Jimmy Cayne to Step Down as CEO of Beleaguered Wall St. Firm, Bear Stearns

By Jennifer Yousfi
Managing Editor

The Bear Stearns Companies Inc. (BSC) Chief Executive Officer James E. "Jimmy" Cayne will step down as CEO effective immediately, The Wall Street Journal has reported, citing unnamed sources. 

Bear Stearns was one of the earliest casualties of the subprime crisis, when two of the firm's hedge funds ran into trouble due to widespread exposure to mortgage-backed securities in June of last year.

Bear Stearns stock suffered more than any of Wall Street's other firms, dropping 53% in 2007. The fourth-quarter loss of $854 million was the first in the esteemed firm's long history. Cayne and other executive committee members did not receive annual bonuses due to the firm's poor performance for the fiscal year.
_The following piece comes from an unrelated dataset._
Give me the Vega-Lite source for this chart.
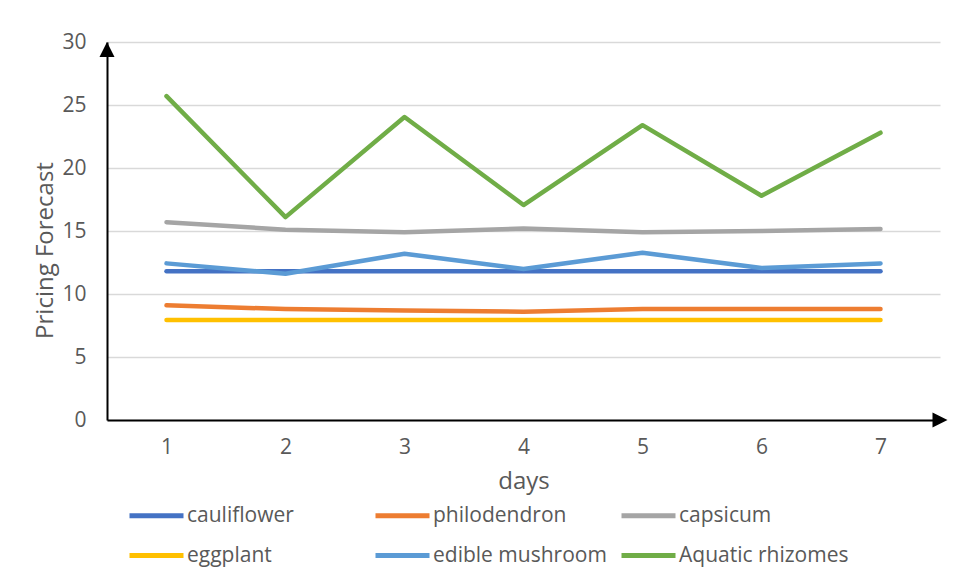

"CEOs at other financial institutions who were less impacted than Bear Stearns by the subprime crisis have been forced out, yet Jimmy Cayne has managed to cling on and will even continue as chairman," Octavio Marenzi, chief executive officer at Boston-based financial services consulting firm Celent, told Bloomberg. "He is truly the Harry Houdini of the boardroom."

Cayne plans to stay on as Chairman. It is believed current President Alan Schwartz will be his successor, although Bear Stearns has yet to make a formal announcement.

"[Cayne's] maintaining the post of chairman is totally inappropriate and an indication that this company's board has no intention of placing the shareholder first," Dick Bove, an analyst with Punk Ziegel & Co., told MarketWatch.

While some clearly feel Cayne continuing as chairman is a miracle, if not a mistake, the board seems determined to keep him around.

"Jimmy's been so engaged with the company for a long time, he and [his predecessor, Alan C. "Ace" Greenberg] have been the personification of the company," Bear Stearns board member Henry Bienen told Bloomberg. "Jimmy's still a huge shareholder. It's the board's view that Jimmy would stay very involved."

Cayne joins other CEOs who have stepped down in response to poor performance during recent months. Charles O. "Chuck" Prince III was ousted from Citigroup Inc. (C) in early November and E. Stanley "Stan" O'Neal, former chief executive of Merrill Lynch & Co. Inc. (MER), retired at the board's urging in late October.